I'm writing an API using php to wrap a website functionality and returning everything in json\xml. I've been using curl and so far it's working great.
The website has a standard file upload Post that accepts file(s) up to 1GB.
So the problem is how to redirect the file upload stream to the correspondent website?
I could download the file and after that upload it, but I'm limited by my server to just 20MG. And it seems a poor solution.
Is it even possible to control the stream and redirect it directly to the website?
I preserverd original at the bottom for posterity, but as it turns out, there is a way to do this
What you need to use is a combination of HTTP put method (which unfortunately isn't available in native browser forms), the PHP php://input wrapper, and a streaming php Socket. This gets around several limitations - PHP disallows php://input for post data, but it does nothing with regards to PUT filedata - clever!
If you're going to attempt this with apache, you're going to need mod_actions installed an activated. You're also going to need to specify a PUT script with the Script directive in your virtualhost/.htaccess.
http://blog.haraldkraft.de/2009/08/invalid-command-script-in-apache-configuration/
This allows put methods only for one url endpoint. This is the file that will open the socket and forward its data elsewhere. In my example case below, this is just index.php
I've prepared a boilerplate example of this using the python requests module as the client sending the put request with an image file. If you run the remote_server.py it will open a service that just listens on a port and awaits the forwarded message from php. put.py sends the actual put request to PHP. You're going to need to set the hosts put.py and index.php to the ones you define in your virtual host depending on your setup.
Running put.py will open the included image file, send it to your php virtual host, which will, in turn, open a socket and stream the received data to the python pseudo-service and print it to stdout in the terminal. Streaming PHP forwarder!
There's nothing stopping you from using any remote service that listens on a TCP port in the same way, in another language entirely. The client could be rewritten the same way, so long as it can send a PUT request.
The complete example is here:
https://github.com/DeaconDesperado/php-streamer
I actually had a lot of fun with this problem. Please let me know how it works and we can patch it together.
Begin original answer
There is no native way in php to pass a file asynchronously as it comes in with the request body without saving its state down to disc in some manner. This means you are hard bound by the memory limit on your server (20MB). The manner in which the $_FILES superglobal is initialized after the request is received depends upon this, as it will attempt to migrate that multipart data to a tmp directory.
Something similar can be acheived with the use of sockets, as this will circumvent the HTTP protocol at least, but if the file is passed in the HTTP request, php is still going to attempt to save it statefully in memory before it does anything at all with it. You'd have the tail end of the process set up with no practical way of getting that far.
There is the Stream library comes close, but still relies on reading the file out of memory on the server side - it's got to already be there.
What you are describing is a little bit outside of the HTTP protocol, especially since the request body is so large.

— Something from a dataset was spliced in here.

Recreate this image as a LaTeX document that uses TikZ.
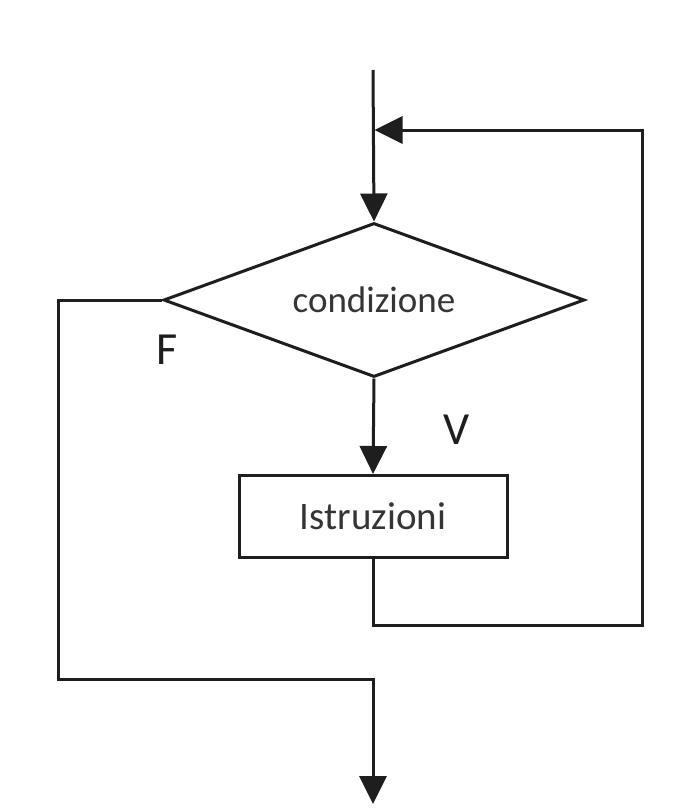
\documentclass[tikz,border=0pt]{standalone}
\usepackage{fontspec}
\setmainfont{Carlito}
\usetikzlibrary{arrows.meta,shapes.geometric}
\definecolor{linecol}{HTML}{1E1E1E}
\definecolor{textcol}{HTML}{353535}
\begin{document}
\begin{tikzpicture}[x=1pt,y=-1pt,
  conn/.style={draw=linecol,line width=3pt},
  arr/.style={conn,-{Triangle[length=28pt,width=27pt]}},
  decision/.style={diamond,draw=linecol,line width=3pt,minimum width=421pt,minimum height=154pt,inner sep=0pt,aspect=2.73,text=textcol,font=\fontsize{37}{40}\selectfont},
  process/.style={rectangle,draw=linecol,line width=3pt,minimum width=268pt,minimum height=82pt,inner sep=0pt,text=textcol,font=\fontsize{39}{42}\selectfont},
  lbl/.style={text=linecol,font=\fontsize{46}{50}\selectfont,inner sep=0pt}]
\useasboundingbox[fill=white] (0,0) rectangle (686,808);
\node[decision] (dec) at (374,300) {condizione};
\node[process] (box) at (373,516.5) {Istruzioni};
\coordinate (start) at (373,70);
\coordinate (join) at (374.5,130);
\coordinate (rtop) at (642,130);
\coordinate (rbot) at (642,625);
\coordinate (bbot) at (373,625);
\coordinate (ltop) at (58,300);
\coordinate (lbot) at (58,679);
\coordinate (mbot) at (373,679);
\coordinate (finish) at (373,804);
\node[lbl] (F) at (167,350) {F};
\node[lbl] (V) at (457,430) {V};
\draw[arr] (start) -- (dec.north);
\draw[arr] (dec.south) -- (box.north);
\draw[arr] (box.south) -- (bbot) -- (rbot) -- (rtop) -- (join);
\draw[arr] (dec.west) -- (ltop) -- (lbot) -- (mbot) -- (finish);
\end{tikzpicture}
\end{document}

HTTP is a request/response based mechanism, and one depends upon the other... it's very difficult to accomplish a in-place, streaming upload at an intermediary point since this would imply some protocol that uploads while the bits are streamed in.
One might argue this is more a limitation of HTTP than PHP, and since PHP is designed expressedly with the HTTP protocol in mind, you are moving about outside its comfort zone.
Deployments like this are regularly attempted with high success using other scripting languages (Twisted in Python for example, lot of people are getting onboard with NodeJS for its concurrent design patter, there are alternatives in Ruby or Java that I know much less about.)